Vivimos en una sociedad tecnocrática donde las máquinas (más eficientes) se van apoderando de viejas ocupaciones, desplazando a los humanos que están llenos de molestos defectos y sentimientos. La parte positiva es que cuando nos liberan de trabajos rutinarios o repetitivos, nuestra mente se puede dedicar a menesteres más gratificantes y creativos. Eso en teoría. La incultura no es obstáculo para ir tirando e incluso triunfar ante las masas.

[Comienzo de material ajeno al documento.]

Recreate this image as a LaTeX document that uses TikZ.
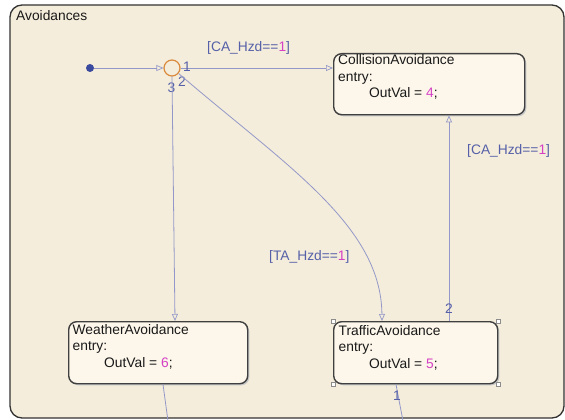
\documentclass[tikz,border=0pt]{standalone}
\usepackage{fontspec}
\setmainfont{Liberation Sans}
\usetikzlibrary{arrows.meta,calc}
\definecolor{chartbg}{HTML}{F5EDDB}
\definecolor{statebg}{HTML}{FDF7EB}
\definecolor{edgeline}{HTML}{9398C9}
\definecolor{labelblue}{HTML}{5560A8}
\definecolor{numpink}{HTML}{D540C4}
\definecolor{dotblue}{HTML}{3A4A9E}
\definecolor{junction}{HTML}{D98A3C}
\begin{document}
\begin{tikzpicture}[x=1pt,y=-1pt,
  font=\fontsize{13.8}{16}\selectfont,
  chartframe/.style={draw=black!80, line width=1.3pt, fill=chartbg, rounded corners=12pt},
  statebox/.style={draw=black!75, line width=1.4pt, fill=statebg, rounded corners=8pt,
    inner sep=0pt, anchor=north west,
    preaction={fill=black!22, transform canvas={shift={(1.6pt,-1.6pt)}}}},
  txt/.style={inner sep=0pt, anchor=base west, text=black!90},
  trans/.style={draw=edgeline, line width=0.8pt,
    -{Triangle[open, length=7pt, width=6pt, line width=0.7pt]}},
  plain/.style={draw=edgeline, line width=0.8pt},
  guard/.style={inner sep=0pt, anchor=base west, text=labelblue},
  handle/.style={draw=black!45, fill=white, line width=0.4pt, minimum size=4.5pt, inner sep=0pt}]
\useasboundingbox (0,0) rectangle (565,420);
\fill[white] (0,0) rectangle (565,420);

% chart frame
\draw[chartframe] (10,5) rectangle (564,418);
\node[txt] (title) at (16,20.5) {Avoidances};

% states
\node[statebox, minimum width=191pt, minimum height=61pt] (ca) at (333,53) {};
\node[statebox, minimum width=179pt, minimum height=62pt] (wa) at (68,321) {};
\node[statebox, minimum width=164pt, minimum height=62pt] (ta) at (333,321) {};

\node[txt] (ca1) at (338,65) {CollisionAvoidance};
\node[txt] (ca2) at (338,81.5) {entry:};
\node[txt] (ca3) at (369,98) {OutVal = \textcolor{numpink}{4};};

\node[txt] (wa1) at (72.5,334) {WeatherAvoidance};
\node[txt] (wa2) at (72.5,350.5) {entry:};
\node[txt] (wa3) at (104,367) {OutVal = \textcolor{numpink}{6};};

\node[txt] (ta1) at (338.5,335) {TrafficAvoidance};
\node[txt] (ta2) at (338.5,351.5) {entry:};
\node[txt] (ta3) at (369,368) {OutVal = \textcolor{numpink}{5};};

% selection handles
\foreach \c in {north west,north east,south west,south east}
  \node[handle] at (ta.\c) {};

% default transition and junction
\node[circle, fill=dotblue, minimum size=8pt, inner sep=0pt] (init) at (90,68) {};
\node[circle, draw=junction, line width=1.2pt, minimum size=16pt, inner sep=0pt] (j) at (172,68) {};
\draw[trans] (init) -- (j);

% junction branches
\draw[trans] (j.east) -- (ca.west |- j.east);
\node[guard] (g1) at (207,52) {[CA\_Hzd==\textcolor{numpink}{1}]};
\node[guard] (n1) at (183,72) {1};
\node[guard] (n2) at (178,86.5) {2};
\node[guard] (n3) at (167.5,92.5) {3};

\coordinate (waIn) at ($(wa.north west)+(107,0)$);
\draw[trans] (j.south) -- (waIn);

\coordinate (taIn) at ($(ta.north west)+(49,0)$);
\draw[trans] (j.-40) .. controls (285,165) and (381,225) .. (taIn);
\node[guard] (g2) at (269,260) {[TA\_Hzd==\textcolor{numpink}{1}]};

% TrafficAvoidance -> CollisionAvoidance
\coordinate (taOut) at ($(ta.north west)+(116,0)$);
\draw[trans] (taOut) -- (ca.south -| taOut);
\node[guard] (n4) at (445,313) {2};
\node[guard] (g3) at (467,154) {[CA\_Hzd==\textcolor{numpink}{1}]};

% outgoing transitions leaving the view
\coordinate (waOut) at ($(wa.south west)+(95,0)$);
\coordinate (waEnd) at (168,421);
\draw[plain] (waOut) -- (waEnd);
\coordinate (taLow) at ($(ta.south west)+(63,0)$);
\coordinate (taEnd) at (403,421);
\draw[plain] (taLow) -- (taEnd);
\node[guard] (n5) at (393,400) {1};
\end{tikzpicture}
\end{document}
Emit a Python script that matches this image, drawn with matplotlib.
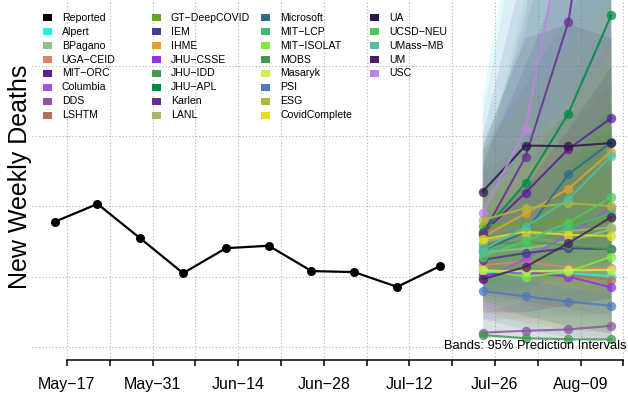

Hay quien cree que solo es verdad lo que sale por la tele o que se puede comprar un sillón de la RAE en Ikea. El entretenimiento se ha convertido en una industria que pocas veces nos sale gratis. Estamos inmersos en un reality show donde todo el mundo se pelea por la audiencia. La primera impresión tiene más poder que la última reflexión. Triunfan la atención dispersa y la recompensa inmediata, por lo que acabamos mirándonos el ombligo, la jeta o la pantalla, en lugar de ver al prójimo real que tenemos al lado con sus necesidades. Estamos obnubilados por potentes atracciones adictivas que apenas permiten cultivar la vida interior. La guerra comercial yanqui-china se hace disparando aranceles. Nos acabará pasando factura.
El programa de mayor audiencia es Supervivientes, donde podrían expulsar a un concursante si lo encuentran con un libro. Todos en una isla, fomentando los malos rollos para que los telespectadores disfruten. Así no hay quien viva. No quedará ni la Pantoja.